Notwithstanding the paramount interest to the author of the “F. M.”
expression of himself as, “W. S.” he was not idle. After a visit to
Mr. Murray Gilchrist in the latter’s home on the Derbyshire moors, W.
wrote his story “The Gypsy Christ,” founded on a tradition whichhe had learned from his gipsy friends, and set in a weird moorland
surroundings. In _Harper’s_ there appeared a description of the
night-wanderers on the Thames’ embankment, pathetic frequenters of
“The Hotel of the Beautiful Star.” The July number of _The Portfolio_
consisted of a monograph by him on “Fair Women in Painting and Poetry”
(afterwards published in bookform by Messrs. Seeley) which he, at
first, intended to dedicate to Mr. George Meredith. His ‘second
thought’ was approved of by the novelist, who wrote his acknowledgment:
“You do an elusive bit of work with skill. It seems to me, that the
dedication was wisely omitted. Thousands of curdling Saxons are surly
almost to the snarl at the talk about ‘woman.’ Next to the Anarchist,
we are hated.”
The month of July was saddened by the death of our intimate and valued
friend Walter Pater; upon that friend and his work William Sharp wrote
a long appreciation which appeared in _The Atlantic Monthly_. Another
death, at the year-end, caused him great regret, that of Christina
Rossetti, whom he had held in deep regard. He felt, as he wrote to her
surviving brother: “One of the rarest and sweetest of English singers
is silent now. 1882 and 1894 were evil years for English poetry.”
Later he wrote a careful study of her verse for _The Atlantic Monthly._
As a Christmas card that year he gave me a little book of old wood-cut
illustrations, reproduced and printed on Iona. On the inside of the
cover he wrote what he held to be his creed. It is this:
CREDO
“The Universe is eternally, omnipresently and continuously filled with
the breath of God.
“Every breath of God creates a new convolution in the brain of Nature:
and with every moment of change in the brain of Nature, new loveliness
is wrought upon the earth.
“Every breath of God creates a new convolution in the brain of the
Human Spirit, and with every moment of change in the brain of the Human
Spirit, new hopes, aspirations, dreams, are wrought within the Soul of
the Living.
“And there is no Evil anywhere in the Light of this creative Breath: but
only, everywhere, a redeeming from Evil, a winning towards Good.”

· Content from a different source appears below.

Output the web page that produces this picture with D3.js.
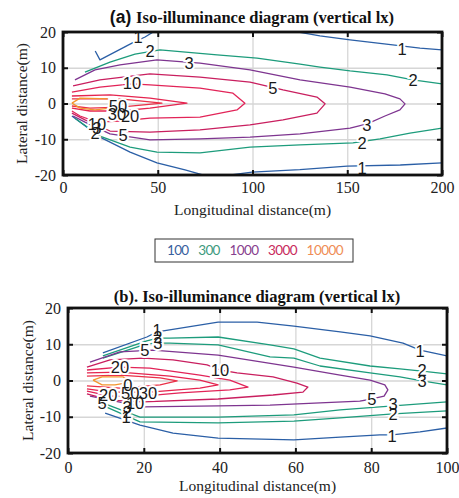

PART II ( FIONA MACLEOD ) CHAPTER XV ( THE MOUNTAIN LOVERS )
_The Sin-Eater_
It was soon evident that the noise and confused magnetism of the great
City weighed disastrously on William Sharp. At the New Year, 1895, he
wrote to a friend:
“London I do not like, though I feel its magnetic charm, or sorcery.
I suffer here. The gloom, the streets, the obtrusion and intrusion of
people, all conspire against thought, dream, true living. It is a vast
reservoir of all the evils of civilised life with a climate which makes
me inclined to believe that Dante came here instead of to Hades.”
The strain of the two kinds of work he was attempting to do, the
immediate pressure of the imaginative work became unbearable, “the call
of the sea,” imperative.
As he has related in “Earth, Fire and Water”: “It was all important for
me not to leave in January, and in one way I was not ill-pleased for
it was a wild winter. But one night I awoke hearing a rushing sound in
the street, the sound of water. I would have thought no more of it had
I not recognised the troubled sound of the tide, and the sucking and
lapsing of the flow in muddy hollows. I rose and looked out. It was
moonlight, and there was no water. When after sleepless hours I rose in
the grey morning I heard the splash of waves, I could not write or read
and at last I could not rest. On the afternoon of that day the waves
dashed up against the house.”
An incident showed me that his malaise was curable by one method only.
A telegram had come for him that morning, and I took it to his study. I
could get no answer. I knocked, louder, then louder,—at last he opened
the door with a curiously dazed look in his face. I explained. He
answered “Ah, I could not hear you for the sound of the waves!” It was
the first indication to me, in words, of what troubled him.
That evening he started for Glasgow en route for Arran, where I knew he
would find peace.
“The following morning we (for a kinswoman was with me) stood on the
Greenock pier waiting for the Hebridean steamer and before long were
landed on an island, almost the nearest we could reach that I loved so
well.... That night, with the sea breaking less than a score of yards
from where I lay, I slept, though for three nights I had not been able
to sleep. When I woke the trouble was gone.”
There is a curious point in his telling of this episode. Although the
essay is written over the signature of “Fiona Macleod” and belongs to
that particular phase of work, nevertheless it is obviously “William
Sharp” who _tells_ the story, for the “we” who stood on the pier at
Greenock is himself in his dual capacity; “his kinswoman” is his other
self.
He wrote to me on reaching his destination:
CORRIE, ISLE OF ARRAN,
20: 2: 1895.
“You will have had my telegram of my safe arrival here. There was no
snow to speak of along the road from Brodick (for no steamer comes
here)—so I had neither to ride nor sail as threatened: indeed, owing to
the keen frost (which has made the snow like powder) there is none on
the mountains except in the hollows, though the summits and flanks are
crystal white with a thin veil of frozen snow.
It was a most glorious sail from Ardrossan. The sea was a sheet of
blue and purple washed with gold. Arran rose above all like a dream
of beauty. I was the sole passenger in the steamer, for the whole
island! What made the drive of six miles more beautiful than ever was
the extraordinary fantastic beauty of the frozen waterfalls and burns
caught as it were in the leap. Sometimes these immense icicles hung
straight and long, like a Druid’s beard: sometimes in wrought sheets of
gold, or magic columns and spaces of crystal.